You have a verbal agreement with your spouse for the shortfall loans in his name where all payments are made by your spouse including interest. You do not have any arrangements in place for you to pay your spouse for the payments and interest expenses incurred for the shortfall loans.
Reasons for decision
Summary
You are entitled to a deduction for interest expenses incurred on your main loan and new investment loan held jointly with your spouse whilst you undertake extensions to your rental property.
However, you are not entitled to a deduction for interest expenses on shortfall loans in your spouse's name.
Detailed reasoning
Section 8-1 of the Income Tax Assessment Act 1997 (ITAA 1997) states that a deduction is allowable for expenses incurred in gaining assessable income, provided those expenses are not capital, private or domestic in nature.

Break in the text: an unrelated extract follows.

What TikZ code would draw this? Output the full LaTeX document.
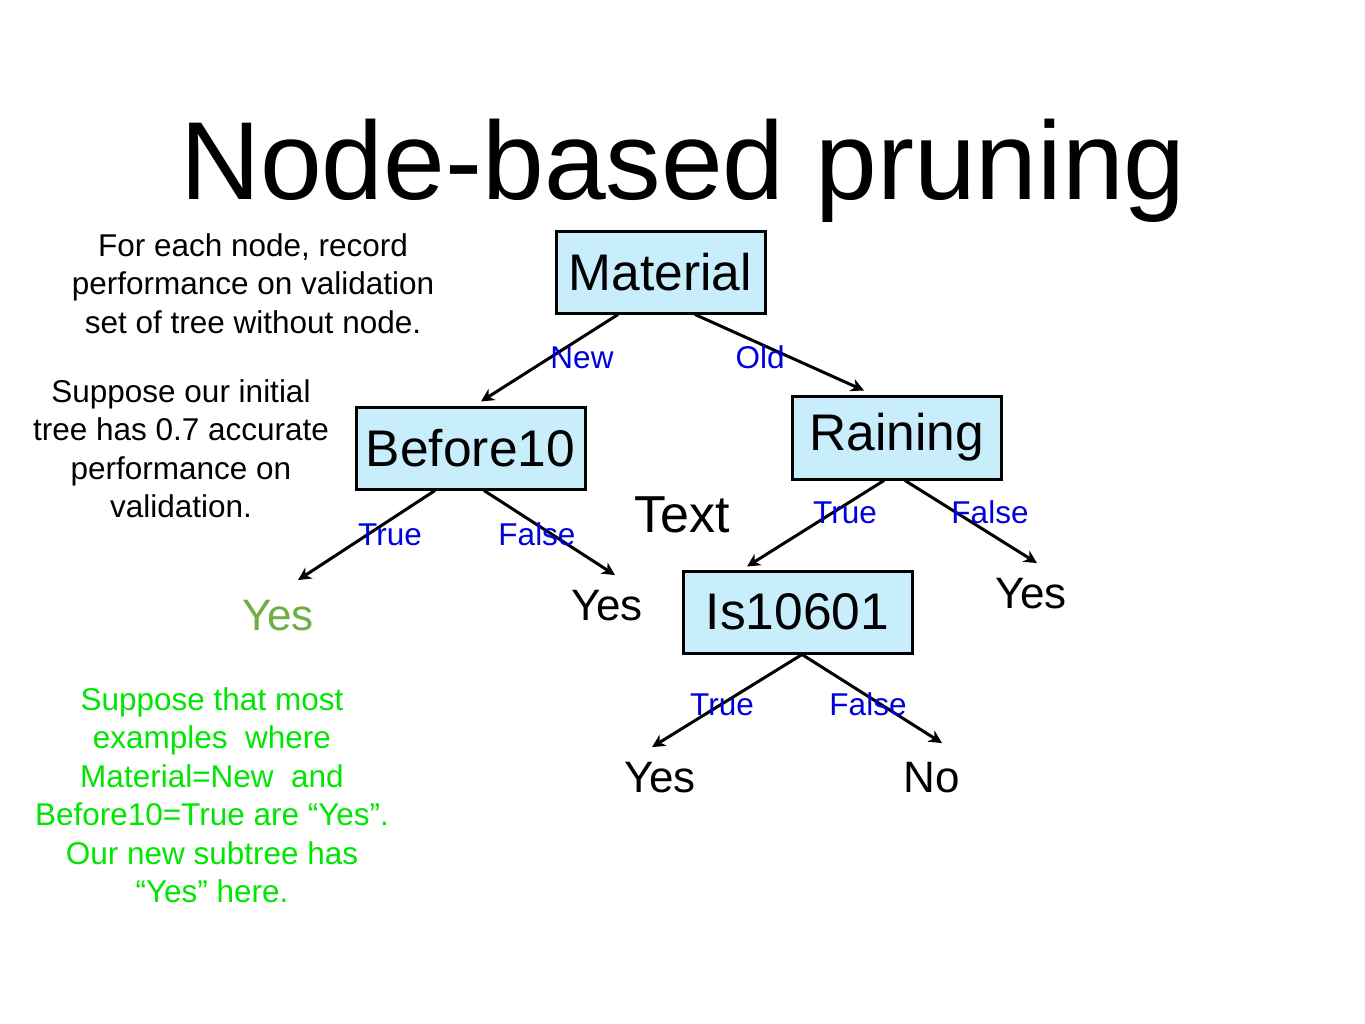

Interest on funds used to purchase a property on which the taxpayer intends to build an income producing asset may be deductible from the time of the acquisition of the property (Steele v. Federal Commissioner of Taxation (1999) 197 CLR 459; 99 ATC 4242; (1999) 41 ATR 139 (Steels case)) under section 8-1 of the ITAA 1997. It is not necessary to show that the interest was incurred in producing income of a particular year. Interest that is otherwise deductible is not excluded from deductibility simply because no assessable income was derived in the relevant year.
The Commissioner limits the operation of Steele's case to circumstances where:
· the interest is not preliminary to the income- earning activities. In other words, it is not incurred too soon
· the interest is not of a private or domestic nature
· the period prior to the derivation of income is not too long that the required connection between the outgoing and income is lost
· the interest is incurred with one end in view, namely the gaining or producing of assessable income, and
· continuing efforts are undertaken in pursuit of that end.
While this does not require constant on-site development activity, the requirement is not satisfied if the venture becomes truly dormant and the holding of the asset is passive, even if there is an intention to revive the venture at some time in the future
Your rental property has been income producing. You are in the process of adding a second floor to the building. You have received a development approval from your council but due to delays you expect that the extensions may take up to one year from the time of council approval. Once completed, the property will be re-rented.
In these circumstances, it is considered that the interest expenses are not incurred at a point too soon. The length of time between when your rental income ceased and the completion of construction of your extensions is not considered to be too long that the necessary connection between the interest outgoings and the assessable income is lost. There is no private or domestic purpose in your activity. Continuing efforts are being undertaken to have the property available for re-renting.
You have the following loans for the property:
· main investment loan held jointly with your spouse
· new investment loan for the extensions held jointly with your spouse, and
· two shortfall loans in your spouse's name of which he pays the interest.
Loans in joint names
You and your spouse have a verbal agreement where you pay all costs including repayments and interest on the loans held in joint names. In addition, the loans held in joint names are for cosmetic rather than legal purposes.
Accordingly, you are entitled to a deduction under section 8-1 of the ITAA 1997 for interest expenses incurred during the time of construction of the second floor of your rental property for your main loan and new investment loan held jointly with your spouse.
Loans in name of spouse
However, your spouse has freely made available shortfall loans for the purchase of your property and makes all the loan payments and interest expenses to these loans. You do not have an agreement to make payments to your spouse for interest expenses for these loans.
Accordingly, as you have not incurred any interest expenses for these loans, you are not entitled to a deduction for interest expenses on the shortfall loans in your spouse's name.